Il y a aussi un passage étonnant au chapitre 20 de l'Exode, le verset 18 dit : "Tout le peuple voyait les éclairs, les coups de tonnerre, la sonnerie du cor et la montagne fumante." (Source : Aelf) Certaines traductions disent : "Tout le peuple vit les voix du tonnerre…" "Il y a quelque chose d’un peu messianique, explique Frère Xavier Loppinet, dans le peuple futur, tout le monde aura accès à la parole par tous les sens. Il y a au sens technique, une forme de de synesthésie, c’est-à-dire que voix, parole, visuel sont liés. Or ce qui est original dans le monde des sourds c’est que la parole sera visible."
Dans les évangiles il y a de nombreux miracles et scènes de guérison, souvent des aveugles qui recouvrent la vue.
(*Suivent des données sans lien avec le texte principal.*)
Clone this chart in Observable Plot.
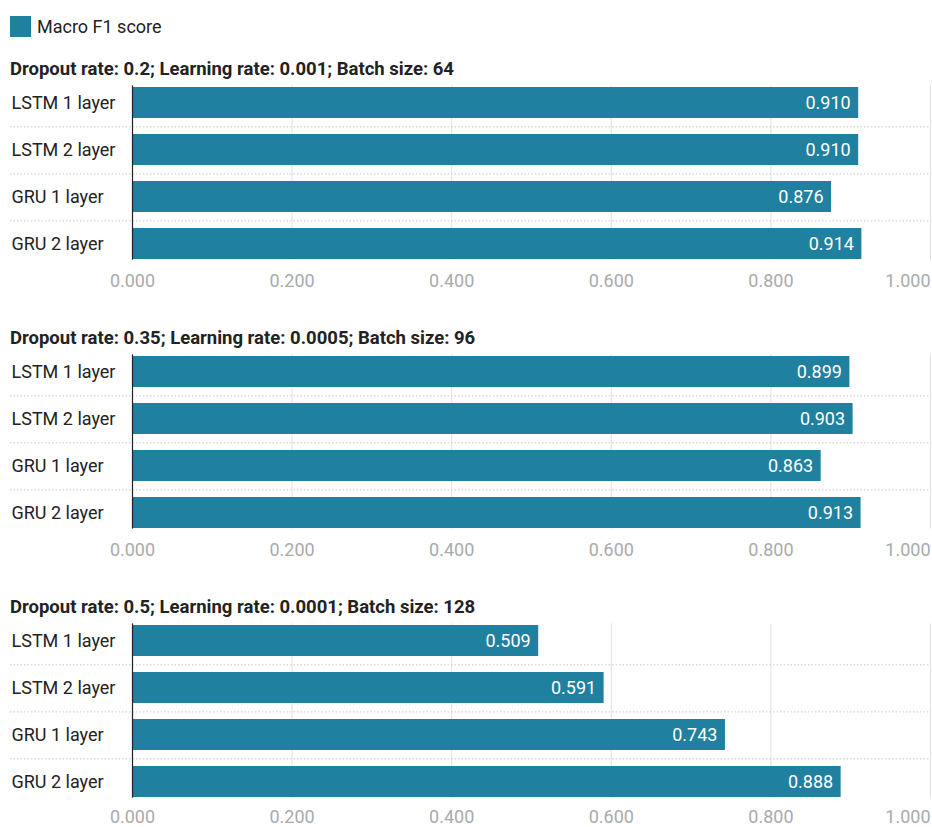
<!DOCTYPE html>
<html>
<head>
<meta charset="utf-8">
<script src="https://cdn.jsdelivr.net/npm/d3@7"></script>
<script src="https://cdn.jsdelivr.net/npm/@observablehq/plot@0.6"></script>
<style>
  body { margin: 0; background: #fff; font-family: Roboto, "Noto Sans", sans-serif; }
  #root { position: relative; width: 932px; height: 827px; }
  .legend { position: absolute; left: 10px; top: 16px; display: flex; align-items: center; font-size: 18px; color: #222; }
  .legend .sw { width: 21px; height: 21px; background: #1f80a0; margin-right: 6px; }
  .panel { position: absolute; left: 0; width: 932px; }
  .panel .title { position: absolute; left: 10px; top: 0; height: 22px; line-height: 22px; font-size: 18.5px; font-weight: 700; color: #222; white-space: nowrap; z-index: 2; }
  .panel .chart { position: absolute; left: 0; top: 18px; z-index: 1; }
</style>
</head>
<body>
<div id="root"></div>
<script>
// Models compared in every configuration
const models = ["LSTM 1 layer", "LSTM 2 layer", "GRU 1 layer", "GRU 2 layer"];

// Hyper-parameter configurations (one panel each)
const configs = [
  "Dropout rate: 0.2; Learning rate: 0.001; Batch size: 64",
  "Dropout rate: 0.35; Learning rate: 0.0005; Batch size: 96",
  "Dropout rate: 0.5; Learning rate: 0.0001; Batch size: 128"
];

// Macro F1 score per model, per configuration
const f1Config1 = [0.910, 0.910, 0.876, 0.914];
const f1Config2 = [0.899, 0.903, 0.863, 0.913];
const f1Config3 = [0.509, 0.591, 0.743, 0.888];
const f1Scores = [f1Config1, f1Config2, f1Config3];

// Axis tick values
const xTicks = [0, 0.2, 0.4, 0.6, 0.8, 1.0];

const seriesName = "Macro F1 score";
const barColor = "#1f80a0";
const fmt = d3.format(".3f");

const root = document.getElementById("root");

// Legend
const legend = document.createElement("div");
legend.className = "legend";
legend.innerHTML = `<div class="sw"></div><span>${seriesName}</span>`;
root.appendChild(legend);

const bandHeight = 191;
const step = bandHeight / models.length;
const outerPad = step * 0.175;

configs.forEach((title, i) => {
  const data = models.map((m, j) => ({model: m, score: f1Scores[i][j]}));
  // the last panel sits against the page bottom, so its tick labels sit a touch tighter
  const tickPad = i < configs.length - 1 ? 6 : 4;

  const panel = document.createElement("div");
  panel.className = "panel";
  panel.style.top = (58 + i * 269) + "px";

  const chart = Plot.plot({
    width: 932,
    height: 1 + bandHeight + 30,
    marginTop: 1,
    marginBottom: 30,
    marginLeft: 10,
    marginRight: 2,
    style: {fontFamily: "Roboto, 'Noto Sans', sans-serif", fontSize: "18px", background: "transparent", overflow: "visible"},
    x: {domain: [0, 1], range: [132, 930]},
    y: {domain: models, paddingInner: 0.35, paddingOuter: 0.175},
    marks: [
      // vertical grid lines, spanning the bars only
      Plot.ruleX(xTicks, {stroke: "#e2e2e2", strokeWidth: 1, insetTop: outerPad, insetBottom: outerPad}),
      // dotted separators between rows
      Plot.ruleY(models.slice(0, -1), {stroke: "#c8c8c8", strokeDasharray: "1.5,2", dy: step / 2}),
      Plot.barX(data, {x: "score", y: "model", fill: barColor}),
      // value labels inside bar ends
      Plot.text(data, {x: "score", y: "model", text: d => fmt(d.score), textAnchor: "end", dx: -8, fill: "#fff", fontSize: 18}),
      // baseline
      Plot.ruleX([0], {stroke: "#222", strokeWidth: 1.2, insetTop: outerPad, insetBottom: outerPad}),
      Plot.axisY({anchor: "left", tickSize: 0, tickPadding: 0, textAnchor: "start", dx: 1, color: "#222", label: null, fontSize: 18}),
      Plot.axisX({anchor: "bottom", ticks: xTicks.slice(0, -1), tickFormat: fmt, tickSize: 0, tickPadding: tickPad, color: "#aaa", label: null, fontSize: 18}),
      Plot.axisX({anchor: "bottom", ticks: xTicks.slice(-1), tickFormat: fmt, tickSize: 0, tickPadding: tickPad, textAnchor: "end", color: "#aaa", label: null, fontSize: 18})
    ]
  });
  chart.classList.add("chart");
  panel.appendChild(chart);

  const t = document.createElement("div");
  t.className = "title";
  t.textContent = title;
  panel.appendChild(t);

  root.appendChild(panel);
});
</script>
</body>
</html>
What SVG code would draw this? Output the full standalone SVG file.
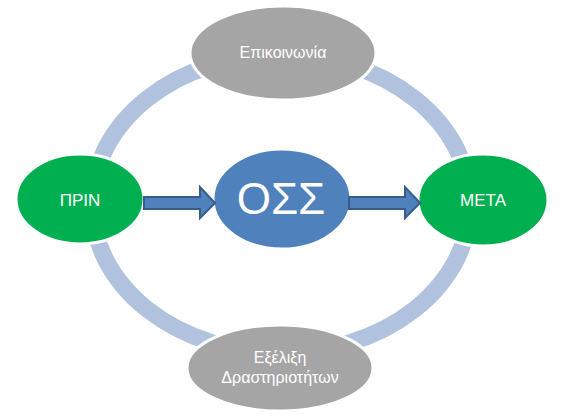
<svg xmlns="http://www.w3.org/2000/svg" width="561" height="418" viewBox="0 0 561 418">
<style>
.ring{fill:none;stroke:#B0C2DE;stroke-width:17}
.gray{fill:#A5A5A5;stroke:#FFFFFF;stroke-width:3}
.green{fill:#00B050;stroke:#FFFFFF;stroke-width:3}
.blue{fill:#4F81BD;stroke:#FFFFFF;stroke-width:3}
.arrow{fill:#4F81BD;stroke:#385D8A;stroke-width:2;stroke-linejoin:miter}
text{font-family:"Liberation Sans",Arial,sans-serif;fill:#FFFFFF;text-anchor:middle}
.small{font-size:16px}
.mid{font-size:17px}
.big{font-size:44px}
</style>
<rect width="561" height="418" fill="#FFFFFF"/>
<g id="cycle">
<ellipse class="ring" cx="281" cy="204" rx="189" ry="149"/>
</g>
<g id="node-top">
<ellipse class="gray" cx="283" cy="53" rx="93" ry="47"/>
<text class="small" x="283" y="58">Επικοινωνία</text>
</g>
<g id="node-bottom">
<ellipse class="gray" cx="280" cy="368" rx="93" ry="43"/>
<text class="small" x="280" y="363">Εξέλιξη</text>
<text class="small" x="280" y="383">Δραστηριοτήτων</text>
</g>
<g id="node-left">
<ellipse class="green" cx="80" cy="199" rx="64" ry="45"/>
<text class="mid" x="80" y="206">ΠΡΙΝ</text>
</g>
<g id="node-right">
<ellipse class="green" cx="483" cy="200" rx="65" ry="46"/>
<text class="mid" x="483" y="206">ΜΕΤΑ</text>
</g>
<g id="node-center">
<ellipse class="blue" cx="282" cy="199" rx="69" ry="50"/>
<text class="big" x="281" y="214">ΟΣΣ</text>
</g>
<g id="connectors">
<polygon class="arrow" points="144,197 200,197 200,187 215,203 200,218 200,209 144,209"/>
<polygon class="arrow" points="349,197 405,197 405,187 420,203 405,218 405,209 349,209"/>
</g>
</svg>
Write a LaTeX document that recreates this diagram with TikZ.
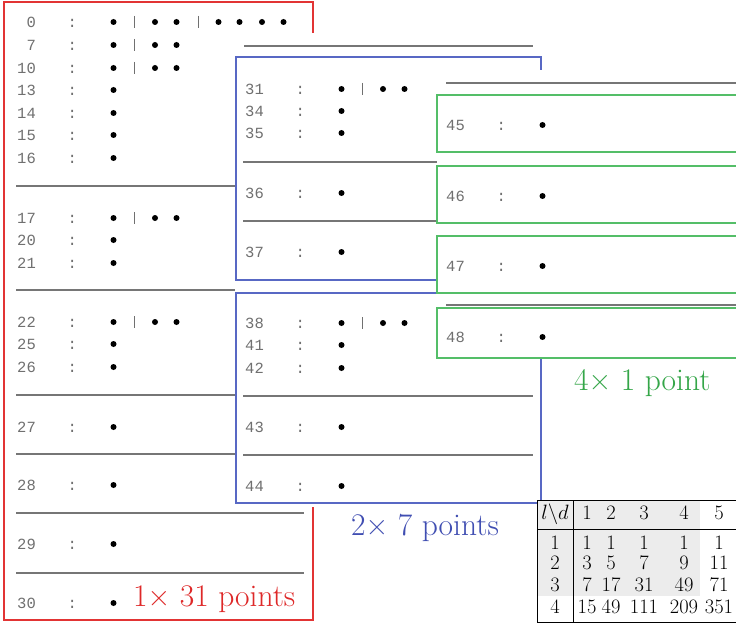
\documentclass[tikz,border=0pt]{standalone}
\usepackage{fontspec}
\newfontfamily\monof{Liberation Mono}
\definecolor{myred}{RGB}{226,52,52}
\definecolor{myredtext}{RGB}{222,40,40}
\definecolor{myblue}{RGB}{88,104,196}
\definecolor{mybluetext}{RGB}{64,78,178}
\definecolor{mygreen}{RGB}{84,190,104}
\definecolor{mygreentext}{RGB}{52,166,72}
\definecolor{monogray}{RGB}{112,112,112}
\definecolor{linegray}{RGB}{118,118,118}
\definecolor{tabshade}{RGB}{236,236,236}
\tikzset{
  mono/.style={inner sep=0pt, anchor=west, text=monogray, font=\monof\fontsize{15.5}{18}\selectfont},
  sepline/.style={draw=linegray, line width=1.8pt},
  barline/.style={draw=monogray, line width=0.9pt},
  redbox/.style={draw=myred, line width=1.6pt},
  bluebox/.style={draw=myblue, line width=1.6pt},
  greenbox/.style={draw=mygreen, line width=2pt},
  biglabel/.style={inner sep=0pt, anchor=base west, font=\fontsize{31.5}{36}\selectfont},
  tab/.style={inner sep=0pt, anchor=base, font=\fontsize{20.5}{24}\selectfont},
  tabrule/.style={draw=black, line width=0.8pt},
}
\newcommand\mrow[4]{%
  \node[mono] (#3) at (#1,#2) {\makebox[50.5pt][l]{#4}:};
  \fill (#1,#2) ++(96.5,0) circle (3pt);}
\newcommand\mgrp[2]{%
  \draw[barline] (#1,#2) ++(117,-6) -- ++(0,12);
  \fill (#1,#2) ++(138,0) circle (3pt);
  \fill (#1,#2) ++(159.5,0) circle (3pt);}
\begin{document}
\begin{tikzpicture}[x=1pt,y=-1pt]
\useasboundingbox (0,0) rectangle (736,623);
\fill[white] (0,0) rectangle (736,623);
% ---------- left panel (red)
\draw[redbox] (4,2) rectangle (313,620);
\mrow{17}{22}{l0}{\phantom{0}0}\mgrp{17}{22}
\draw[barline] (17,22) ++(181,-6) -- ++(0,12);
\fill (17,22) ++(201.5,0) circle (3pt);
\fill (17,22) ++(222.5,0) circle (3pt);
\fill (17,22) ++(245,0) circle (3pt);
\fill (17,22) ++(266.5,0) circle (3pt);
\mrow{17}{45}{l7}{\phantom{0}7}\mgrp{17}{45}
\mrow{17}{68}{l10}{10}\mgrp{17}{68}
\mrow{17}{90}{l13}{13}
\mrow{17}{113}{l14}{14}
\mrow{17}{135}{l15}{15}
\mrow{17}{158}{l16}{16}
\draw[sepline] (16,186) -- (235,186);
\mrow{17}{218}{l17}{17}\mgrp{17}{218}
\mrow{17}{240}{l20}{20}
\mrow{17}{263}{l21}{21}
\draw[sepline] (16,290) -- (235,290);
\mrow{17}{322}{l22}{22}\mgrp{17}{322}
\mrow{17}{344}{l25}{25}
\mrow{17}{367}{l26}{26}
\draw[sepline] (16,395) -- (235,395);
\mrow{17}{427}{l27}{27}
\draw[sepline] (16,454) -- (235,454);
\mrow{17}{485}{l28}{28}
\draw[sepline] (16,513) -- (304,513);
\mrow{17}{544}{l29}{29}
\draw[sepline] (16,573) -- (304,573);
\mrow{17}{603}{l30}{30}
\node[biglabel, text=myredtext] (lab1) at (133,606) {1× 31 points};
% ---------- middle panel (blue)
\fill[white] (236,33) rectangle (545,507);
\draw[sepline] (244,46) -- (533,46);
\draw[bluebox] (236,57) rectangle (541,280);
\mrow{245}{89}{m31}{31}\mgrp{245}{89}
\mrow{245}{111}{m34}{34}
\mrow{245}{133}{m35}{35}
\draw[sepline] (243,162) -- (533,162);
\mrow{245}{193}{m36}{36}
\draw[sepline] (243,221) -- (533,221);
\mrow{245}{252}{m37}{37}
\draw[bluebox] (236,293) rectangle (541,503);
\mrow{245}{323}{m38}{38}\mgrp{245}{323}
\mrow{245}{345}{m41}{41}
\mrow{245}{368}{m42}{42}
\draw[sepline] (243,396) -- (533,396);
\mrow{245}{427}{m43}{43}
\draw[sepline] (243,455) -- (533,455);
\mrow{245}{486}{m44}{44}
\node[biglabel, text=mybluetext] (lab2) at (351,535) {2× 7 points};
% ---------- right panel (green)
\fill[white] (437,70) rectangle (740,359);
\draw[sepline] (446,83) -- (740,83);
\draw[greenbox] (437,95) rectangle (740,152);
\mrow{446}{125}{g45}{45}
\draw[greenbox] (437,166) rectangle (740,223);
\mrow{446}{196}{g46}{46}
\draw[greenbox] (437,236) rectangle (740,293);
\mrow{446}{266}{g47}{47}
\draw[sepline] (446,305) -- (740,305);
\draw[greenbox] (437,308) rectangle (740,358);
\mrow{446}{337}{g48}{48}
\node[biglabel, text=mygreentext] (lab3) at (574,390) {4× 1 point};
% ---------- table
\fill[white] (537,500) rectangle (740,622);
\fill[tabshade] (537,500) rectangle (700,596);
\draw[tabrule] (740,500) -- (537,500) -- (537,622) -- (740,622);
\draw[tabrule] (537,529) -- (740,529);
\draw[tabrule] (573,500) -- (573,622);
\node[tab] (h0) at (555,519.5) {$l\backslash d$};
\node[tab] (h1) at (587,519.5) {1};
\node[tab] (h2) at (611,519.5) {2};
\node[tab] (h3) at (644,519.5) {3};
\node[tab] (h4) at (684,519.5) {4};
\node[tab] (h5) at (719,519.5) {5};
\node[tab] (r10) at (555,549.5) {1};
\node[tab] (r11) at (587,549.5) {1};
\node[tab] (r12) at (611,549.5) {1};
\node[tab] (r13) at (644,549.5) {1};
\node[tab] (r14) at (684,549.5) {1};
\node[tab] (r15) at (719,549.5) {1};
\node[tab] (r20) at (555,569.5) {2};
\node[tab] (r21) at (587,569.5) {3};
\node[tab] (r22) at (611,569.5) {5};
\node[tab] (r23) at (644,569.5) {7};
\node[tab] (r24) at (684,569.5) {9};
\node[tab] (r25) at (719,569.5) {11};
\node[tab] (r30) at (555,591.5) {3};
\node[tab] (r31) at (587,591.5) {7};
\node[tab] (r32) at (611,591.5) {17};
\node[tab] (r33) at (644,591.5) {31};
\node[tab] (r34) at (684,591.5) {49};
\node[tab] (r35) at (719,591.5) {71};
\node[tab] (r40) at (555,613.5) {4};
\node[tab] (r41) at (587,613.5) {15};
\node[tab] (r42) at (611,613.5) {49};
\node[tab] (r43) at (644,613.5) {111};
\node[tab] (r44) at (684,613.5) {209};
\node[tab] (r45) at (719,613.5) {351};
\end{tikzpicture}
\end{document}
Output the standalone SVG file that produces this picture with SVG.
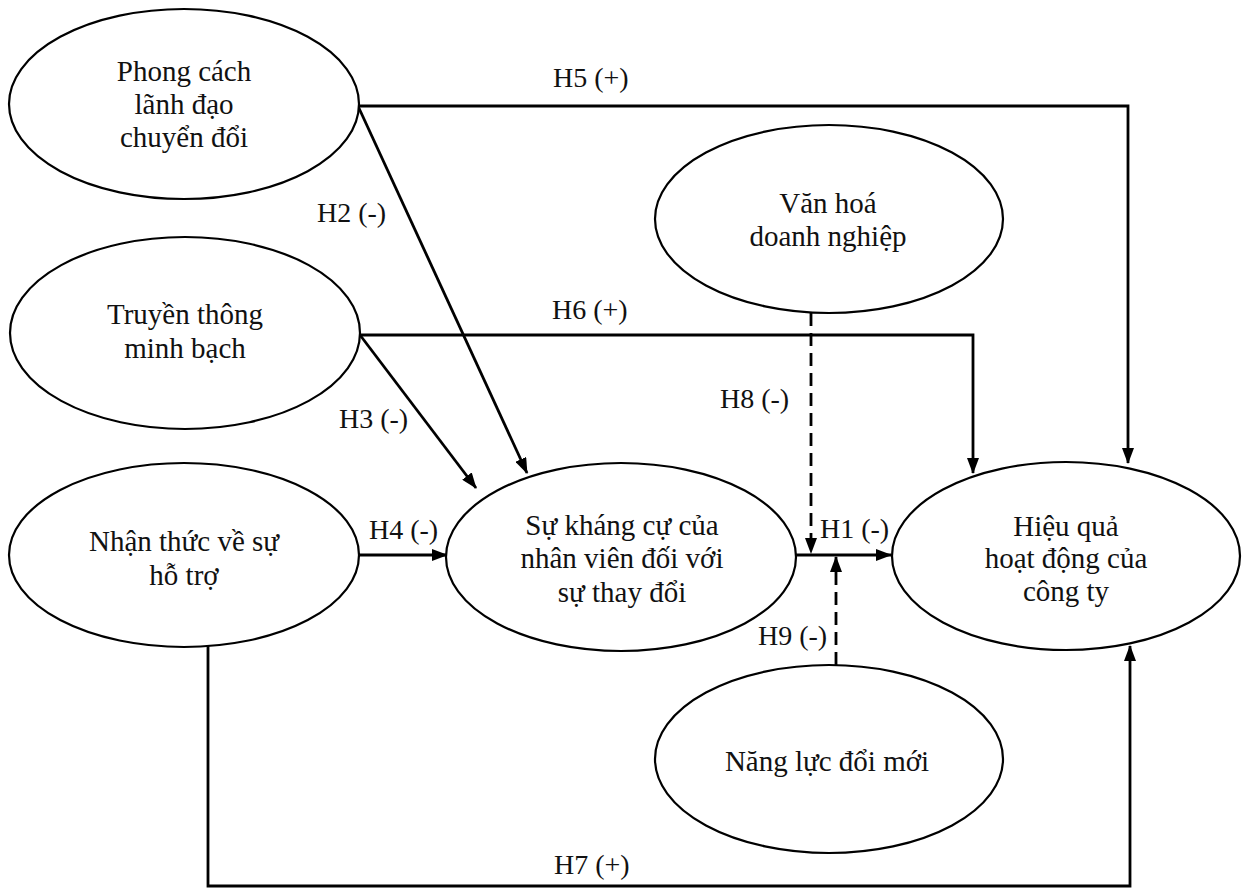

Il y a aussi un sourd que Jésus guérit, comme il est dit au chapitre 7 de l’évangile de Marc. Mais c’est "un miracle laborieux", décrit Frère Xavier Loppinet. Il y a toute une série de gestes que Jésus fait. "Pour guérir un sourd, décrit le dominicain, Jésus paie de sa personne. Il l’emmène à l’écart, donc pour une relation individuelle. Il met ses doigts dans les oreilles, avec sa salive, il touche la langue du sourd et il dit : Ephatta, ouvre-toi !"
C’est un geste symbolique "extrêmement fort", estime le dominicain, car au chapitre suivant, Jésus dit à ses disciples : "Vous avez des yeux et vous ne voyez pas, vous avez des oreilles et vous n’entendez pas !" (Mc 8, 18) Or, "il n’y a pas pire sourds que ceux qui ne veulent pas entendre, ça on le sait", rappelle le dominicain. Ainsi, la quand Jésus guérit un sourd, c’est comme pour dire : "Maintenant tout le monde a accès à la parole de Dieu qui est moi."